Tag served for three months in the British Commandos when volunteers were asked for out of his company in Scotland. He fought with them in Africa too, then came back with his buddies – and his relatives. At one time this outfit was practically the Allumbaugh family, with Tag and his brother and five cousins in it, all from Shenandoah, Iowa. All seven of them are still alive, but their fates have been varied.
Tag’s brother Donald was captured a year ago and is still a German prisoner. Two cousins were captured also but one of these has escaped. Of the remaining three, one is soon going home on rotation, one is in the engineers and one is still in this division.
Lived in captured dugout
While my company was in its brief olive-grove bivouac, Tag was living in a captured German dugout with his close buddy, Sgt. William Knobbs of Keokuk, Iowa. They had such a battle getting the place that they decided to live in it for a while.
Sgt. Knobbs’ nickname is Knobby, and he too has had some close shaves. Once a bullet went right through his helmet, across the top of his head.
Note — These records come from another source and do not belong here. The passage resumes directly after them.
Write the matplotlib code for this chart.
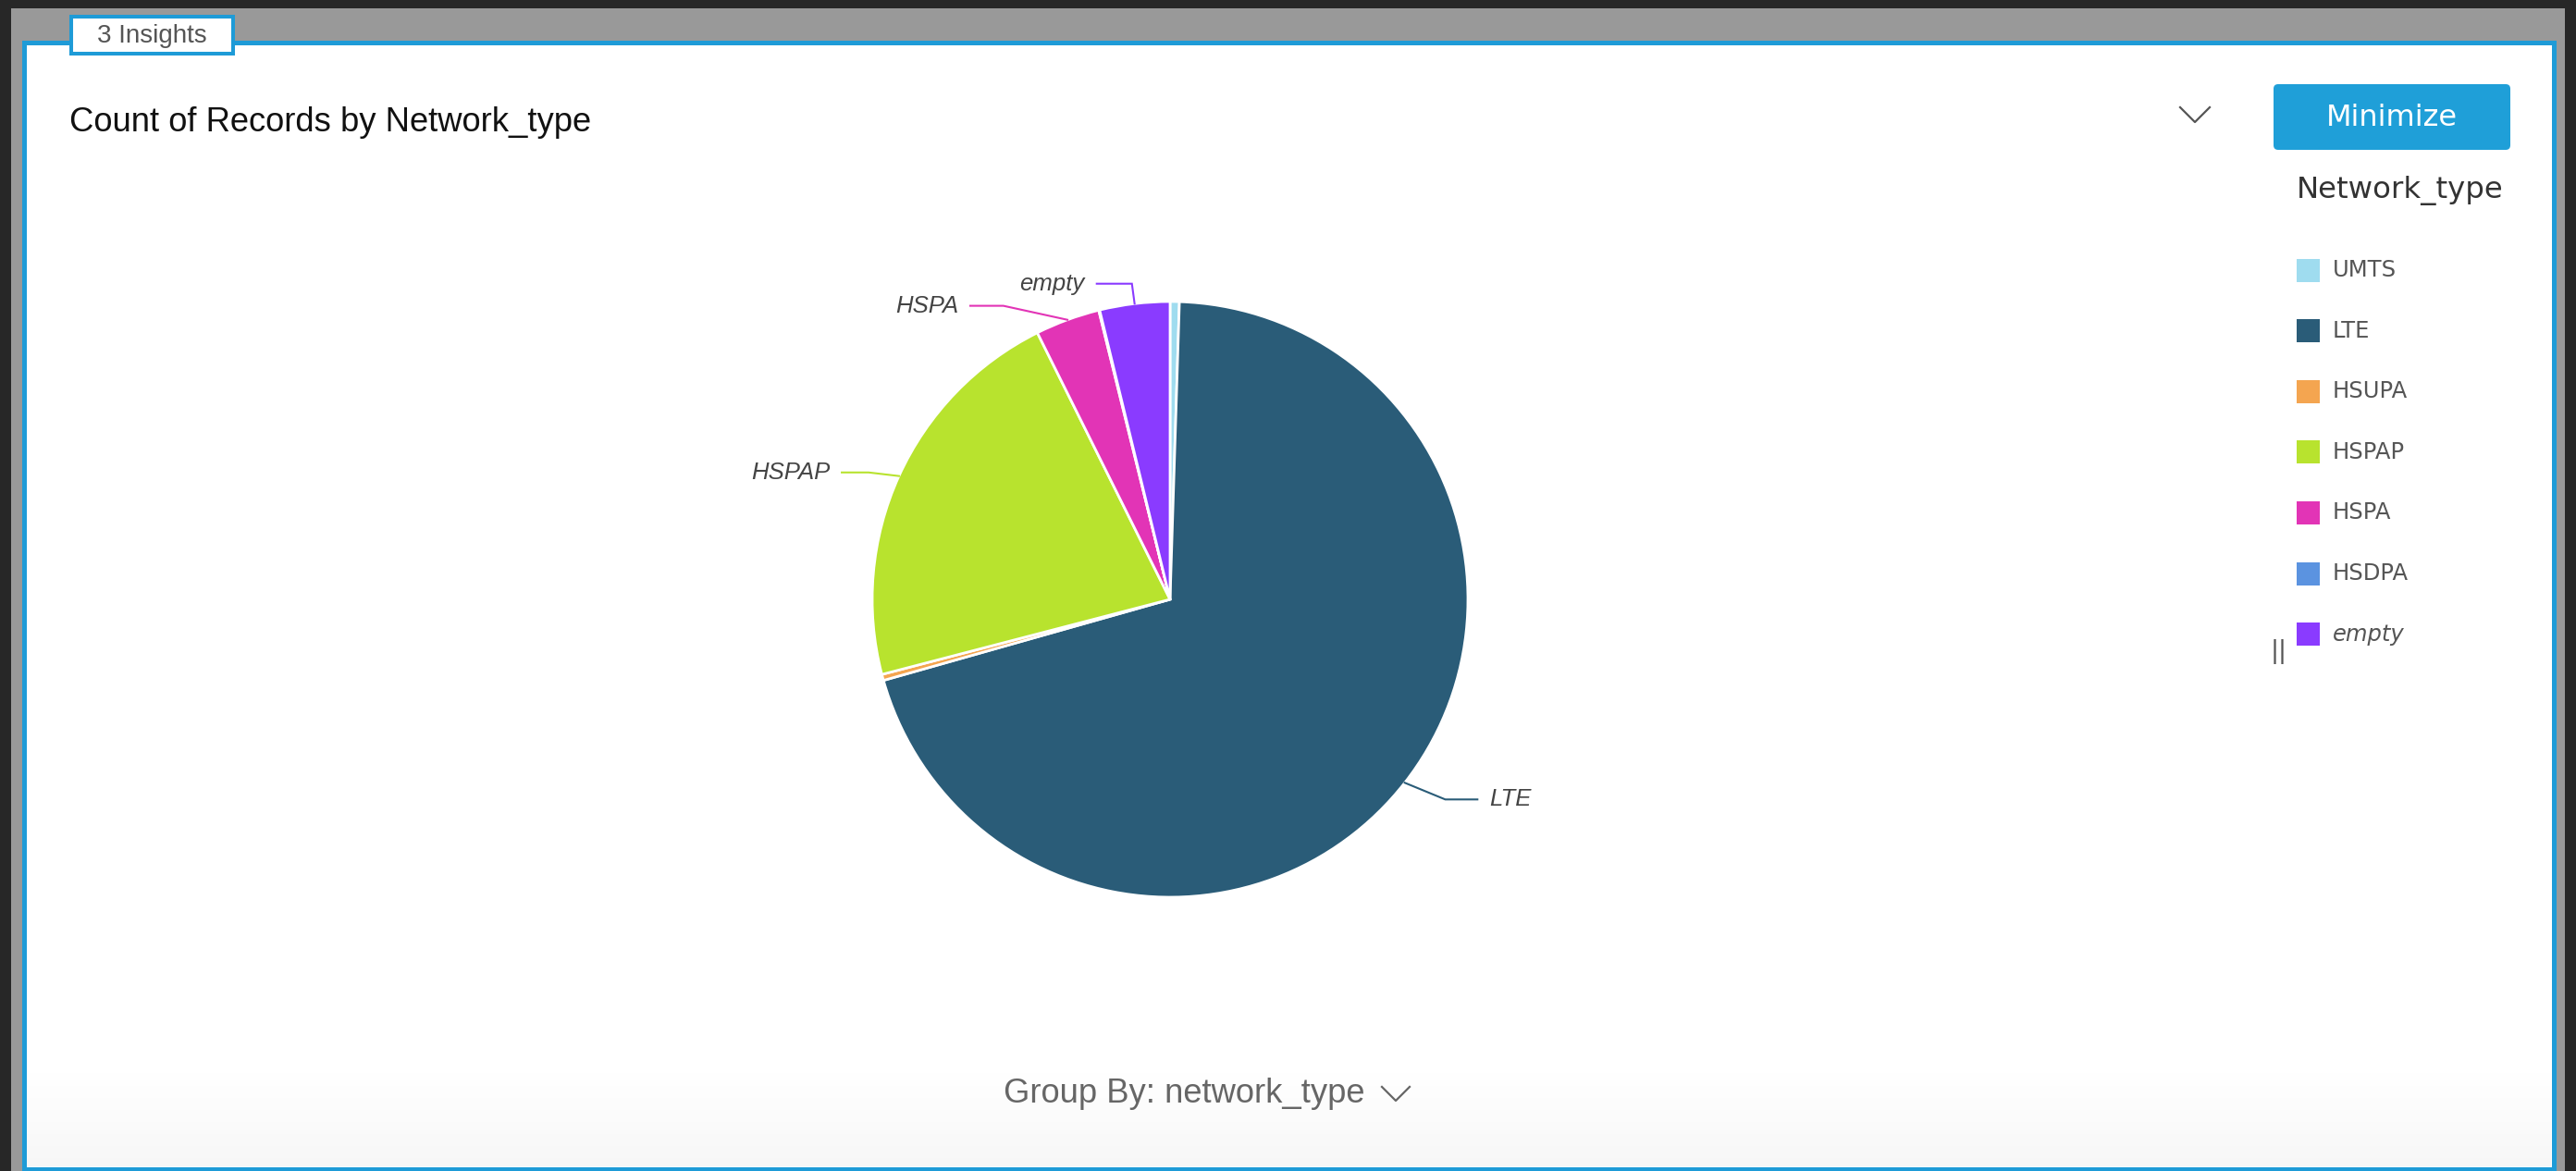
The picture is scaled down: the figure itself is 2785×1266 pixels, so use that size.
import matplotlib
matplotlib.use("Agg")
import numpy as np
import matplotlib.pyplot as plt
from matplotlib.patches import Rectangle, FancyBboxPatch

plt.rcParams["font.family"] = ["Liberation Sans", "DejaVu Sans"]

W, H = 2785, 1266

# Records per network type, in the order the wedges run clockwise from 12 o'clock
network_types = ["UMTS", "LTE", "HSUPA", "HSPAP", "HSPA", "HSDPA", "empty"]
record_counts = [50, 7010, 33, 2170, 350, 5, 380]
slice_colors = ["#9fdcef", "#2a5c78", "#f4a550", "#b8e32e", "#e234b6", "#5b93e0", "#8a3bff"]

# leader line per labelled wedge: elbow offset from the wedge edge (dx, dy)
# and length of the flat run, all in pie-radius units
leader_layout = {
    "LTE": (0.136, -0.056, 0.108),
    "HSPAP": (-0.102, 0.012, -0.090),
    "HSPA": (-0.215, 0.047, -0.111),
    "empty": (-0.009, 0.067, -0.118),
}

fig = plt.figure(figsize=(W / 100, H / 100), dpi=100)
fig.patch.set_facecolor("#272727")

# --- panel chrome, drawn in pixel coordinates ---
ui = fig.add_axes([0, 0, 1, 1])
ui.axis("off")
ui.add_patch(Rectangle((12, 9), 2761, H, facecolor="#999999", edgecolor="none", zorder=0))
ui.add_patch(Rectangle((25.5, 45.5), 2735, 1218, facecolor="white", edgecolor="none",
                       zorder=0.5))

# faint shading along the bottom of the panel
shade = np.linspace(1.0, 0.97, 120)[:, None, None] * np.ones((1, 1, 3))
ui.imshow(shade, extent=(28, 2758, 1261, 1160), origin="upper", aspect="auto",
          interpolation="bilinear", zorder=1)

ui.add_patch(Rectangle((25.5, 45.5), 2735, 1218, facecolor="none",
                       edgecolor="#1e9bd7", lw=3.6, zorder=2))

# tab
ui.add_patch(Rectangle((77, 18), 175, 40, facecolor="white", edgecolor="#1e9bd7",
                       lw=2.9, zorder=3))
ui.text(164, 39, "3 Insights", ha="center", va="center", fontsize=20,
        color="#555555", zorder=4)

ui.text(75, 133, "Count of Records by Network_type", ha="left", va="center",
        fontsize=26.2, color="#111111", zorder=4)

# dropdown chevron
ui.plot([2357, 2373, 2389], [116, 132, 116], color="#555555", lw=1.6, zorder=4)

# Minimize button
ui.add_patch(FancyBboxPatch((2458, 91), 256, 71, boxstyle="round,pad=0,rounding_size=5",
                            facecolor="#1f9fd8", edgecolor="none", zorder=3))
ui.text(2586, 128, "Minimize", ha="center", va="center", fontsize=23,
        color="white", family="DejaVu Sans", zorder=4)

# legend
ui.text(2483, 206, "Network_type", ha="left", va="center", fontsize=23.3,
        color="#333333", family="DejaVu Sans", zorder=4)
row_y = 292 + 65.6 * np.arange(len(network_types))
for name, color, y in zip(network_types, slice_colors, row_y):
    ui.add_patch(Rectangle((2483, y - 12.5), 25, 25, facecolor=color, edgecolor="none",
                           zorder=3))
    ui.text(2522, y, name, ha="left", va="center", fontsize=17.5, color="#555555",
            family="DejaVu Sans", style="italic" if name == "empty" else "normal", zorder=4)
ui.text(2464, 705, "||", ha="center", va="center", fontsize=19, color="#555555",
        family="DejaVu Sans", zorder=4)

# group-by selector
ui.text(1085, 1183, "Group By: network_type", ha="left", va="center", fontsize=26.2,
        color="#666666", zorder=4)
ui.plot([1494, 1509, 1524], [1175, 1190, 1175], color="#666666", lw=1.6, zorder=4)

ui.set_xlim(0, W)
ui.set_ylim(H, 0)

# --- pie ---
cx, cy, r = 1265, 648, 322
half = 1.5 * r
ax = fig.add_axes([(cx - half) / W, (H - cy - half) / H, 2 * half / W, 2 * half / H])
wedges, _ = ax.pie(record_counts, colors=slice_colors, startangle=90, counterclock=False,
                   wedgeprops=dict(edgecolor="white", linewidth=2))
ax.set_xlim(-1.5, 1.5)
ax.set_ylim(-1.5, 1.5)
ax.set_aspect("equal")
ax.axis("off")

for name, wedge, color in zip(network_types, wedges, slice_colors):
    if name not in leader_layout:
        continue
    dx, dy, run = leader_layout[name]
    mid = np.deg2rad((wedge.theta1 + wedge.theta2) / 2)
    x0, y0 = np.cos(mid), np.sin(mid)
    x1, y1 = x0 + dx, y0 + dy
    x2 = x1 + run
    ax.plot([x0, x1, x2], [y0, y1, y1], color=color, lw=1.5, clip_on=False,
            solid_joinstyle="miter")
    gap = 0.04 if run > 0 else -0.04
    ax.text(x2 + gap, y1, name, ha="left" if run > 0 else "right", va="center",
            fontsize=18.5, style="italic", color="#444444", clip_on=False)

fig.savefig("out.png", dpi=100, facecolor=fig.get_facecolor())
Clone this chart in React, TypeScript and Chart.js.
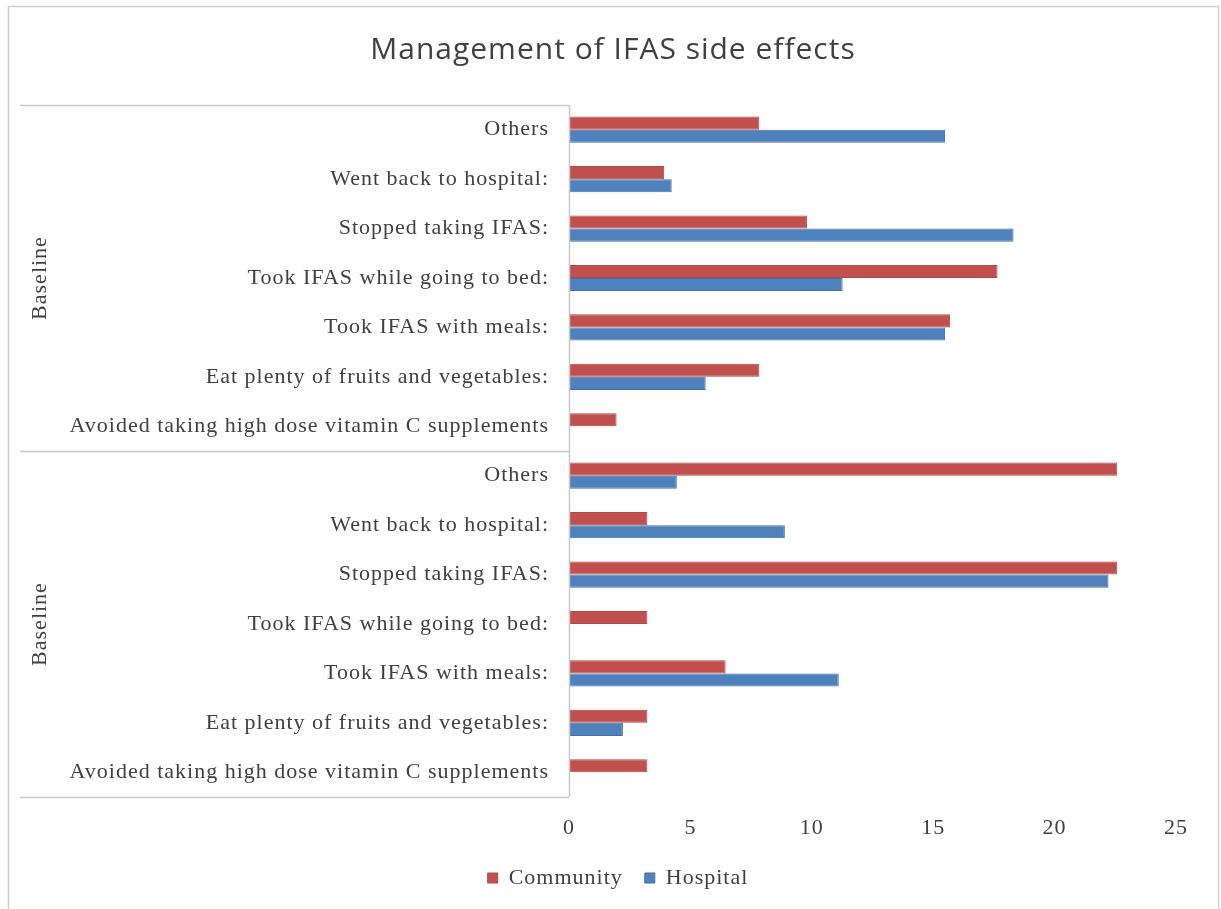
import React, { useEffect, useRef } from "react";
import { Chart, registerables } from "chart.js";

Chart.register(...registerables);

const titleText = "Management of IFAS side effects";
const categories = [
  "Others",
  "Went back to hospital:",
  "Stopped taking IFAS:",
  "Took IFAS while going to bed:",
  "Took IFAS with meals:",
  "Eat plenty of fruits and vegetables:",
  "Avoided taking high dose vitamin C supplements",
  "Others",
  "Went back to hospital:",
  "Stopped taking IFAS:",
  "Took IFAS while going to bed:",
  "Took IFAS with meals:",
  "Eat plenty of fruits and vegetables:",
  "Avoided taking high dose vitamin C supplements",
];
const groupLabels = ["Baseline", "Baseline"];
const groupSize = 7;
const communityValues = [7.84, 3.92, 9.8, 17.65, 15.69, 7.84, 1.96, 22.58, 3.23, 22.58, 3.23, 6.45, 3.23, 3.23];
const hospitalValues = [15.49, 4.23, 18.31, 11.27, 15.49, 5.63, 0, 4.44, 8.89, 22.22, 0, 11.11, 2.22, 0];
const xTicks = [0, 5, 10, 15, 20, 25];

const SERIF = "'Liberation Serif', 'Times New Roman', serif";
const TEXT = "#404040";

const setSpacing = (chart: any) => {
  try {
    chart.ctx.letterSpacing = "1px";
  } catch (e) {}
};

const decorPlugin = {
  id: "decor",
  beforeUpdate(chart: any) {
    setSpacing(chart);
  },
  beforeLayout(chart: any) {
    setSpacing(chart);
  },
  afterLayout(chart: any) {
    if (chart.legend) {
      chart.legend.left += 30;
      chart.legend.right += 30;
    }
  },
  beforeDraw(chart: any) {
    setSpacing(chart);
    const ctx = chart.ctx;
    ctx.save();
    ctx.fillStyle = "#ffffff";
    ctx.fillRect(0, 0, chart.width, chart.height);
    ctx.restore();
  },
  afterDraw(chart: any) {
    const ctx = chart.ctx;
    const area = chart.chartArea;
    const y = chart.scales.y;
    ctx.save();
    // outer border
    ctx.strokeStyle = "#d0d0d0";
    ctx.lineWidth = 1.5;
    ctx.beginPath();
    ctx.moveTo(8.5, chart.height);
    ctx.lineTo(8.5, 6.5);
    ctx.lineTo(1218.5, 6.5);
    ctx.lineTo(1218.5, chart.height);
    ctx.stroke();
    // title
    ctx.fillStyle = TEXT;
    ctx.font = "400 30px 'Open Sans', 'Noto Sans', sans-serif";
    ctx.textAlign = "center";
    ctx.textBaseline = "middle";
    ctx.fillText(titleText, 613, 50);
    // group separators
    ctx.strokeStyle = "#c8c8c8";
    ctx.lineWidth = 1.5;
    const n = categories.length;
    const nGroups = Math.ceil(n / groupSize);
    const bounds: number[] = [];
    for (let g = 0; g <= nGroups; g++) {
      const i = g * groupSize;
      let py: number;
      if (i === 0) py = area.top;
      else if (i >= n) py = area.bottom;
      else py = (y.getPixelForValue(i - 1) + y.getPixelForValue(i)) / 2;
      bounds.push(py);
      ctx.beginPath();
      ctx.moveTo(20, Math.round(py) + 0.5);
      ctx.lineTo(area.left, Math.round(py) + 0.5);
      ctx.stroke();
    }
    // axis line
    ctx.beginPath();
    ctx.moveTo(area.left + 0.5, area.top);
    ctx.lineTo(area.left + 0.5, area.bottom);
    ctx.stroke();
    // group labels
    ctx.fillStyle = TEXT;
    ctx.font = "22px " + SERIF;
    for (let g = 0; g < nGroups; g++) {
      const cy = (bounds[g] + bounds[g + 1]) / 2;
      ctx.save();
      ctx.translate(40, cy);
      ctx.rotate(-Math.PI / 2);
      ctx.textAlign = "center";
      ctx.textBaseline = "middle";
      ctx.fillText(groupLabels[g], 0, 0);
      ctx.restore();
    }
    ctx.restore();
  },
};

export default function App() {
  const ref = useRef<HTMLCanvasElement | null>(null);
  useEffect(() => {
    if (!ref.current) return;
    const chart = new Chart(ref.current, {
      type: "bar",
      data: {
        labels: categories,
        datasets: [
          {
            label: "Community",
            data: communityValues,
            backgroundColor: "#C0504D",
            borderColor: "#B64643",
            borderWidth: (c: any) => (c.raw === 0 ? 0 : 1),
          },
          {
            label: "Hospital",
            data: hospitalValues,
            backgroundColor: "#4F81BD",
            borderColor: "#3F70AC",
            borderWidth: (c: any) => (c.raw === 0 ? 0 : 1),
          },
        ],
      },
      options: {
        indexAxis: "y",
        animation: false,
        responsive: false,
        maintainAspectRatio: false,
        datasets: { bar: { barPercentage: 1, categoryPercentage: 0.53 } },
        layout: { padding: { top: 105, right: 45, left: 0, bottom: 10 } },
        scales: {
          x: {
            min: 0,
            max: 25,
            afterBuildTicks: (s: any) => {
              s.ticks = xTicks.map((v) => ({ value: v }));
            },
            afterFit: (s: any) => {
              s.height = 48;
            },
            grid: { display: false, drawTicks: false },
            border: { display: false },
            ticks: { color: TEXT, font: { family: SERIF, size: 22 }, padding: 18 },
          },
          y: {
            afterFit: (s: any) => {
              s.width = 569;
            },
            grid: { display: false, drawTicks: false },
            border: { display: false },
            ticks: { color: TEXT, font: { family: SERIF, size: 22 }, padding: 20, autoSkip: false },
          },
        },
        plugins: {
          legend: {
            position: "bottom",
            labels: {
              color: TEXT,
              font: { family: SERIF, size: 22 },
              boxWidth: 10,
              boxHeight: 10,
              padding: 22,
            },
          },
          tooltip: { enabled: false },
          title: { display: false },
        },
      },
      plugins: [decorPlugin],
    } as any);
    return () => chart.destroy();
  }, []);
  return (
    <div style={{ position: "absolute", left: 0, top: 0, width: 1221, height: 909, overflow: "hidden" }}>
      <canvas ref={ref} width={1221} height={909} style={{ width: 1221, height: 909, display: "block" }} />
    </div>
  );
}
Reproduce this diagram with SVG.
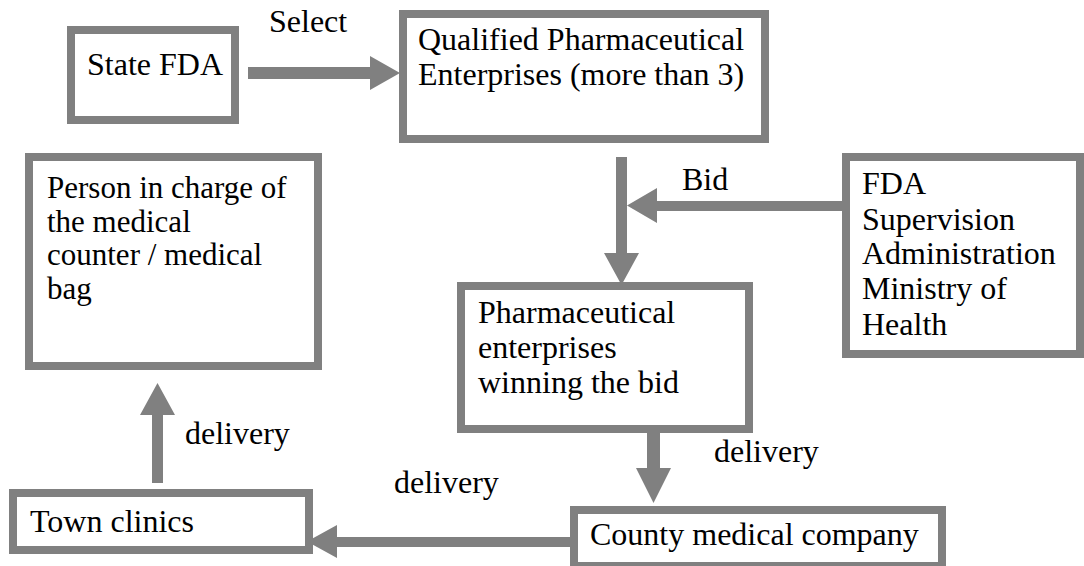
<svg xmlns="http://www.w3.org/2000/svg" width="1084" height="566" viewBox="0 0 1084 566">
<style>
.box{fill:#fff;stroke:#808080;stroke-width:8}
.t{font-family:"Liberation Serif","Times New Roman",serif;font-size:32px;fill:#000}
.s{font-size:31px}
.arr{fill:#808080}
</style>
<rect width="1084" height="566" fill="#fff"/>
<g id="state-fda">
<rect class="box" x="71" y="30" width="164" height="90"/>
<text class="t" x="87" y="75">State FDA</text>
</g>
<g id="qualified">
<rect class="box" x="403" y="14" width="362" height="125"/>
<text class="t" x="418" y="50">Qualified Pharmaceutical</text>
<text class="t" x="418" y="85">Enterprises (more than 3)</text>
</g>
<g id="person">
<rect class="box" x="29" y="157" width="289" height="209"/>
<text class="t s" x="47" y="198">Person in charge of</text>
<text class="t s" x="47" y="231.5">the medical</text>
<text class="t s" x="47" y="265">counter / medical</text>
<text class="t s" x="47" y="298.5">bag</text>
</g>
<g id="fda">
<rect class="box" x="846" y="157" width="234" height="197"/>
<text class="t" x="862" y="194">FDA</text>
<text class="t" x="862" y="230">Supervision</text>
<text class="t" x="862" y="264">Administration</text>
<text class="t" x="862" y="299">Ministry of</text>
<text class="t" x="862" y="335">Health</text>
</g>
<g id="winning">
<rect class="box" x="461" y="286" width="288" height="143"/>
<text class="t" x="478" y="323">Pharmaceutical</text>
<text class="t" x="478" y="358">enterprises</text>
<text class="t" x="478" y="393">winning the bid</text>
</g>
<g id="town">
<rect class="box" x="13" y="493" width="296" height="57"/>
<text class="t" x="30" y="532">Town clinics</text>
</g>
<g id="county">
<rect class="box" x="574" y="510" width="368" height="56"/>
<text class="t" x="590" y="545">County medical company</text>
</g>
<g id="connectors">
<polygon class="arr" points="248,67 370,67 370,56 400,73 370,90 370,79 248,79"/>
<polygon class="arr" points="616,157 627,157 627,253 639,253 621.5,285 604,253 616,253"/>
<polygon class="arr" points="843,201 657,201 657,188 627,205.5 657,223 657,211 843,211"/>
<polygon class="arr" points="647,433 660,433 660,468 671,468 653.5,503 636,468 647,468"/>
<polygon class="arr" points="578,537 337,537 337,525 307,541.5 337,558 337,547 578,547"/>
<polygon class="arr" points="152,483 163,483 163,415 175,415 157.5,383 140,415 152,415"/>
<text class="t" x="269" y="32">Select</text>
<text class="t" x="682" y="190">Bid</text>
<text class="t" x="714" y="462">delivery</text>
<text class="t" x="394" y="493">delivery</text>
<text class="t" x="185" y="444">delivery</text>
</g>
</svg>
It burned the hair off in a groove just as though you had shaved it yet it never broke the skin.
Knobby said his wife has never known he has been in combat. Then he corrected himself. He said actually she did know through friends, but not from him. He has never once written her of any of his experiences or said he was in battle.
Some of the remarks the men recount in fun are pathetically revealing and touching. Take the thing Sgt. Pierson said one day in battle. Jack Pierson is a wonderful guy. He was in the Commandos with Tag. He’s almost a Sgt. Quiet, except that he’s good looking, smart and friendly. But he is tough. As the other men say:
Jack is really a touch man. he would be rough even back home.
‘One-man Army’
He comes from Sidney, Iowa. He is older than most of the others. For many years he ran a piledriver doing construction work along the Missouri and Mississippi Rivers. He calls himself a river rat. The boys here call him a “one-man Army.” He has been wounded once.
Jack is married and has three children. He has a girl, 9, a boy, 7, and then he has Junior, who is going on 2 and whom Jack has never seen. Jack pretty much dotes on Junior and everybody in the company knows about Junior and knows how badly Jack wants to see him.
Well, one day in battle they were having it tough. There were rifle fire, mortars and hand grenades all around, and soldiers on both sides getting knocked off like flies. Tag Allumbaugh was lying within shouting distance of where Jack was pinned down and he yelled over:
How you doin’, Jack?
And then this man who was hard in peacetime and is hard in war called back a resigned answer that expresses in a general way every combat soldier’s pathetic reason for wanting to live and hating to die.
He called back – and he wasn’t joking – and he said:
It don’t look like I’m gonna get to see Junior.